At the start of the film it seems everything has worked out pretty well for the boys. They wake up after an obvious night of hedonism in a luxury hotel suite, empty magnums of Champagne and the aftermath of a Perfume style orgy covering every inch of the screen. The boys wake up and immediately launch into a song celebrating the brilliance of having loadsamoney, in the chorus imploring us all to “chill out”. No hint of irony in sight.

However, this celebrity excess is revealed to be all a dream, and in truth the boys are just where we left them at the end of Dhamaal, waiting by the side of the road where they met a car crash victim who told them of a huge fortune buried underneath a giant W in Goa. Combine this with the idea that they have been waiting FOUR YEARS at the side of the road, and the film seems like a cross between It’s A Mad, Mad, Mad, Mad World and Waiting For Godot.

Needless to say, the gang decide not to rest on their laurels and venture forth to make their fortune once again through the dastardly art of the con! Their first swindle, a hilarious skit involving many men getting hit over the head with a frying pan, sets the tone of the next two hours and eighteen minutes, and leads the gang to discover their rival from the last film, Inspector Kabir (Dutt), driving a swanky car and going into a sparkling high rise building. No longer a copper, Kabir is now a rich businessman, and the boys set out to blackmail him in order to achieve their dreams.

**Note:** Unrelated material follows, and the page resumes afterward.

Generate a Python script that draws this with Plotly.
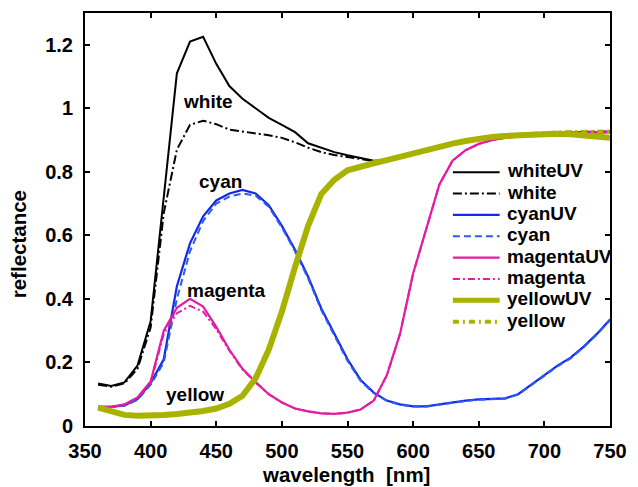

However, what they don’t know is that Kabir is double-bluffing them, using the boys in order to make a quick buck himself and get outta dodge. Once you throw in Kabir’s business rival Jonny Bonzela into the mix, the whole plot gets a little tough to follow. However, the Benny Hill-esque charm exhibited early on is the film’s real strength. Other displays of this kind of comedy are great and are matched by a frenetic, almost cartoonish directing style, full of fast motion sequences and some sharp, snappy editing.

Were the film to stick to this slapstick, physical comedy at which the lead four actors are particularly adept, the end result would be much better. However, there are several moments when the film goes for a cruder laugh which more often than not falls flat. The gang dipping chips into a gaping shotgun wound thinking it’s ketchup? Adi diving in to the sea to save a drowning man, only to steal his watch and leave him floundering? Not cool Bollywood, not cool. There’s also a very suspect period in which Roy blacks up, dons an afro and affects a Hindi-Jamaican accent, which is at best misguided and at worst offensive (Cries of “IT’S JUST A JOKE!” from Frankie Boyle fans – ok, maybe it was, but it wasn’t a good one). However, there is a bit where a gorilla kicks a man in the nuts, which is funny in any language.

Essentially, this film is harmless popcorn fodder, with enough laughs to keep you entertained throughout (and an intermission half way through for those of you who can’t take another song and dance number). However, its convoluted plot is worse than Inception at times, and the nature of the film being the second in a trilogy denies us any resolution. Let’s hope that Total Dhamaal, the final part, will tie up any loose ends, as a more coherent narrative could have made this film a cult comedy classic.